**Record extracts:**
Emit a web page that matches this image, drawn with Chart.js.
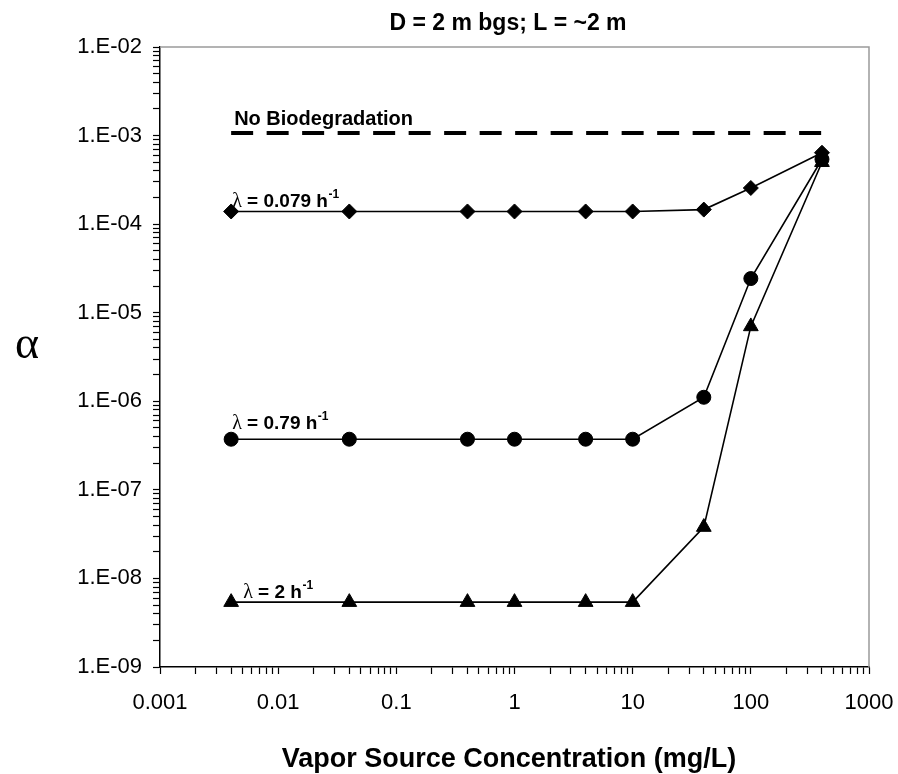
<!DOCTYPE html>
<html>
<head>
<meta charset="utf-8">
<title>Attenuation factor vs. vapor source concentration</title>
<script src="https://cdn.jsdelivr.net/npm/chart.js@4.4.1/dist/chart.umd.min.js"></script>
<style>
  html, body { margin: 0; padding: 0; background: #fff; }
  #wrap { width: 898px; height: 774px; }
</style>
</head>
<body>
<div id="wrap"><canvas id="alpha-chart" width="898" height="774"></canvas></div>
<script>
// --- Data ---
const concentrations = [0.004, 0.04, 0.4, 1, 4, 10, 40, 100, 400];   // mg/L
const alphaLambda0079 = [1.39e-4, 1.39e-4, 1.39e-4, 1.39e-4, 1.39e-4, 1.39e-4, 1.46e-4, 2.56e-4, 6.4e-4];
const alphaLambda079 = [3.73e-7, 3.73e-7, 3.73e-7, 3.73e-7, 3.73e-7, 3.73e-7, 1.11e-6, 2.43e-5, 5.4e-4];
const alphaLambda2 = [5.4e-9, 5.4e-9, 5.4e-9, 5.4e-9, 5.4e-9, 5.4e-9, 3.8e-8, 7.0e-6, 5.0e-4];
const lambdaValues = ['0.079', '0.79', '2'];   // h^-1

const noBioConc = [0.004, 400];
const noBioAlpha = [1.07e-3, 1.07e-3];

const xTickValues = [0.001, 0.01, 0.1, 1, 10, 100, 1000];
const xTickLabels = ['0.001', '0.01', '0.1', '1', '10', '100', '1000'];
const yTickValues = [1e-9, 1e-8, 1e-7, 1e-6, 1e-5, 1e-4, 1e-3, 1e-2];
const yTickLabels = ['1.E-09', '1.E-08', '1.E-07', '1.E-06', '1.E-05', '1.E-04', '1.E-03', '1.E-02'];

const SANS = '"Liberation Sans", Arial, Helvetica, sans-serif';
const SERIF = '"Liberation Serif", "Times New Roman", serif';

const toPoints = (xs, ys) => xs.map((x, i) => ({ x: x, y: ys[i] }));

// decade ticks plus the 2..9 minor marks in between
function logTicks(decades) {
    const ticks = [];
    for (let i = 0; i < decades.length - 1; i++) {
        for (let k = 1; k <= 9; k++) ticks.push({ value: decades[i] * k });
    }
    ticks.push({ value: decades[decades.length - 1] });
    return ticks;
}

function labelFor(value, values, labels) {
    const idx = values.findIndex(v => Math.abs(Math.log10(v) - Math.log10(value)) < 1e-6);
    return idx >= 0 ? labels[idx] : '';
}

function seriesStyle(pointStyle, radius) {
    return {
        showLine: true,
        borderColor: '#000',
        borderWidth: 1.6,
        pointStyle: pointStyle,
        pointRadius: radius,
        pointBackgroundColor: '#000',
        pointBorderColor: '#000',
        pointBorderWidth: 1,
        tension: 0
    };
}

// --- Text annotations: title, axis titles and curve labels ---
function drawLambda(ctx, x0, y0, value) {
    ctx.textAlign = 'left';
    ctx.textBaseline = 'alphabetic';
    ctx.font = '20px ' + SERIF;
    ctx.fillText('λ', x0, y0);
    let x = x0 + ctx.measureText('λ').width;
    const main = ' = ' + value + ' h';
    ctx.font = 'bold 19px ' + SANS;
    ctx.fillText(main, x, y0);
    x += ctx.measureText(main).width;
    ctx.font = 'bold 12px ' + SANS;
    ctx.fillText('-1', x + 0.5, y0 - 9);
}

const annotationPlugin = {
    id: 'annotations',
    afterDraw(chart) {
        const { ctx, chartArea, scales } = chart;
        const xs = scales.x, ys = scales.y;
        ctx.save();

        // grey frame on top and right
        ctx.strokeStyle = '#9a9a9a';
        ctx.lineWidth = 1.5;
        ctx.beginPath();
        ctx.moveTo(chartArea.left, chartArea.top);
        ctx.lineTo(chartArea.right, chartArea.top);
        ctx.lineTo(chartArea.right, chartArea.bottom);
        ctx.stroke();

        ctx.fillStyle = '#000';
        ctx.textAlign = 'center';
        ctx.textBaseline = 'alphabetic';
        ctx.font = 'bold 23px ' + SANS;
        ctx.fillText('D = 2 m bgs; L = ~2 m', 508, 30);

        ctx.font = 'bold 27px ' + SANS;
        ctx.fillText('Vapor Source Concentration (mg/L)', 509, 767);

        ctx.font = '46px ' + SERIF;
        ctx.textBaseline = 'middle';
        ctx.fillText('α', 27, 346);

        // label above the no-biodegradation line
        ctx.textAlign = 'left';
        ctx.textBaseline = 'alphabetic';
        ctx.font = 'bold 20px ' + SANS;
        ctx.fillText('No Biodegradation', xs.getPixelForValue(noBioConc[0]) + 3, ys.getPixelForValue(noBioAlpha[0]) - 8);

        // lambda labels sit just above the first point of each curve
        const firstValues = [alphaLambda0079[0], alphaLambda079[0], alphaLambda2[0]];
        const offsets = [[1, -4], [1, -10], [12, -4]];
        firstValues.forEach((v, i) => {
            const px = xs.getPixelForValue(concentrations[0]) + offsets[i][0];
            const py = ys.getPixelForValue(v) + offsets[i][1];
            drawLambda(ctx, px, py, lambdaValues[i]);
        });
        ctx.restore();
    }
};

// --- Chart ---
const ctx = document.getElementById('alpha-chart').getContext('2d');
const chart = new Chart(ctx, {
    type: 'scatter',
    data: {
        datasets: [
            Object.assign(seriesStyle('rectRot', 7.5), { label: 'λ = 0.079 h-1', data: toPoints(concentrations, alphaLambda0079) }),
            Object.assign(seriesStyle('circle', 7), { label: 'λ = 0.79 h-1', data: toPoints(concentrations, alphaLambda079) }),
            Object.assign(seriesStyle('triangle', 8.5), { label: 'λ = 2 h-1', data: toPoints(concentrations, alphaLambda2) }),
            {
                label: 'No Biodegradation',
                data: toPoints(noBioConc, noBioAlpha),
                showLine: true,
                borderColor: '#000',
                borderWidth: 4,
                borderDash: [22, 13.5],
                pointRadius: 0
            }
        ]
    },
    options: {
        responsive: false,
        animation: false,
        layout: { padding: { top: 47, right: 29, left: 0, bottom: 0 } },
        plugins: {
            legend: { display: false },
            tooltip: { enabled: false }
        },
        scales: {
            x: {
                type: 'logarithmic',
                min: 0.001,
                max: 1000,
                border: { display: true, color: '#000', width: 1.5 },
                grid: { drawOnChartArea: false, drawTicks: true, tickLength: 7, tickColor: '#000', tickWidth: 1.2 },
                afterBuildTicks: scale => { scale.ticks = logTicks(xTickValues); },
                afterFit: scale => {
                    scale.height = 107;
                    scale.paddingLeft = 0;
                    scale.paddingRight = 0;
                },
                ticks: {
                    autoSkip: false,
                    maxRotation: 0,
                    padding: 16,
                    color: '#000',
                    font: { family: SANS, size: 22 },
                    callback: value => labelFor(value, xTickValues, xTickLabels)
                }
            },
            y: {
                type: 'logarithmic',
                min: 1e-9,
                max: 1e-2,
                border: { display: true, color: '#000', width: 1.5 },
                grid: { drawOnChartArea: false, drawTicks: true, tickLength: 7, tickColor: '#000', tickWidth: 1.2 },
                afterBuildTicks: scale => { scale.ticks = logTicks(yTickValues); },
                afterFit: scale => {
                    scale.width = 160;
                    scale.paddingTop = 0;
                    scale.paddingBottom = 0;
                },
                ticks: {
                    autoSkip: false,
                    padding: 11,
                    color: '#000',
                    font: { family: SANS, size: 22 },
                    callback: value => labelFor(value, yTickValues, yTickLabels)
                }
            }
        }
    },
    plugins: [annotationPlugin]
});
</script>
</body>
</html>
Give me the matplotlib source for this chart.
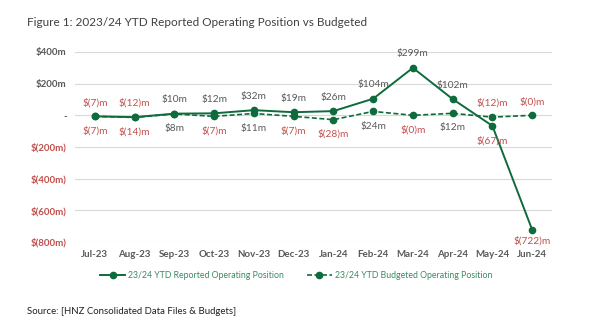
import matplotlib
matplotlib.use("Agg")
import matplotlib.pyplot as plt
from matplotlib.lines import Line2D

plt.rcParams['font.family'] = ['Lato', 'DejaVu Sans']

# data
months = ["Jul-23", "Aug-23", "Sep-23", "Oct-23", "Nov-23", "Dec-23",
          "Jan-24", "Feb-24", "Mar-24", "Apr-24", "May-24", "Jun-24"]
reported = [-7, -12, 10, 12, 32, 19, 26, 104, 299, 102, -67, -722]
budgeted = [-7, -14, 8, -7, 11, -7, -28, 24, -0.4, 12, -12, -0.4]
yticks = [400, 200, 0, -200, -400, -600, -800]

green = "#0E6B3C"
grey = "#595959"
red = "#C0504D"


def money(v):
    r = int(round(v))
    if v < 0:
        return "$(%d)m" % abs(r)
    return "$%dm" % r


def tick_label(v):
    if v == 0:
        return "-"
    if v < 0:
        return "$(%dm)" % abs(v)
    return "$%dm" % v


fig = plt.figure(figsize=(6, 3.24), dpi=100)
ax = fig.add_axes([0.125, 0.253, 0.795, 0.587])

x = list(range(len(months)))
ax.plot(x, reported, color=green, lw=1.4, marker="o", ms=4.5, zorder=3)
ax.plot(x, budgeted, color=green, lw=1.2, ls=(0, (3, 1.5)), marker="o", ms=4.5, zorder=3)

# point labels: reported above except where it drops below budget
for i in x:
    r, b = reported[i], budgeted[i]
    r_above = r >= b or i < 2
    for v, above in ((r, r_above), (b, not r_above)):
        off = 10 if above else -10.5
        if i == 11 and v < -700:
            off = -8
        ax.annotate(money(v), (i, v), xytext=(0, off), textcoords="offset points",
                    ha="center", va="center", fontsize=7.3,
                    color=red if v < 0 else grey)

ax.set_xlim(-0.5, 11.5)
ax.set_ylim(-800, 400)
ax.set_yticks(yticks)
ax.set_yticklabels([tick_label(v) for v in yticks], fontsize=7, fontweight="bold")
for lab, v in zip(ax.get_yticklabels(), yticks):
    lab.set_color(red if v < 0 else grey)
ax.set_xticks(x)
ax.set_xticklabels(months, fontsize=7, fontweight="bold", color=grey)
ax.tick_params(length=0, pad=6)
ax.grid(axis="y", color="#D9D9D9", lw=0.8)
ax.set_axisbelow(True)
for s in ax.spines.values():
    s.set_visible(False)

handles = [Line2D([], [], color=green, lw=1.4, marker="o", ms=4.5),
           Line2D([], [], color=green, lw=1.2, ls=(0, (3, 1.5)), marker="o", ms=4.5)]
fig.legend(handles, ["23/24 YTD Reported Operating Position",
                     "23/24 YTD Budgeted Operating Position"],
           loc="center", bbox_to_anchor=(0.494, 0.15), ncol=2, frameon=False,
           fontsize=6.3, labelcolor="#3A8A64", handlelength=2.8,
           handletextpad=0.4, columnspacing=2.6)

fig.text(0.045, 0.93, "Figure 1: 2023/24 YTD Reported Operating Position vs Budgeted",
         fontsize=8.5, color="#404040", va="center")
fig.text(0.045, 0.04, "Source: [HNZ Consolidated Data Files & Budgets]",
         fontsize=6.9, color="#202020", va="center")

fig.savefig("out.png", dpi=100, facecolor="white")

**What you should do:** Using the listing above, repeat word for word each line from the one with "Give me the matplotlib source for this chart." down to the one with "plt.rcParams['font.family'] = ['Lato', 'DejaVu", both included. Omit all pictures.

**Task result:**
Give me the matplotlib source for this chart.
import matplotlib
matplotlib.use("Agg")
import matplotlib.pyplot as plt
from matplotlib.lines import Line2D

plt.rcParams['font.family'] = ['Lato', 'DejaVu Sans']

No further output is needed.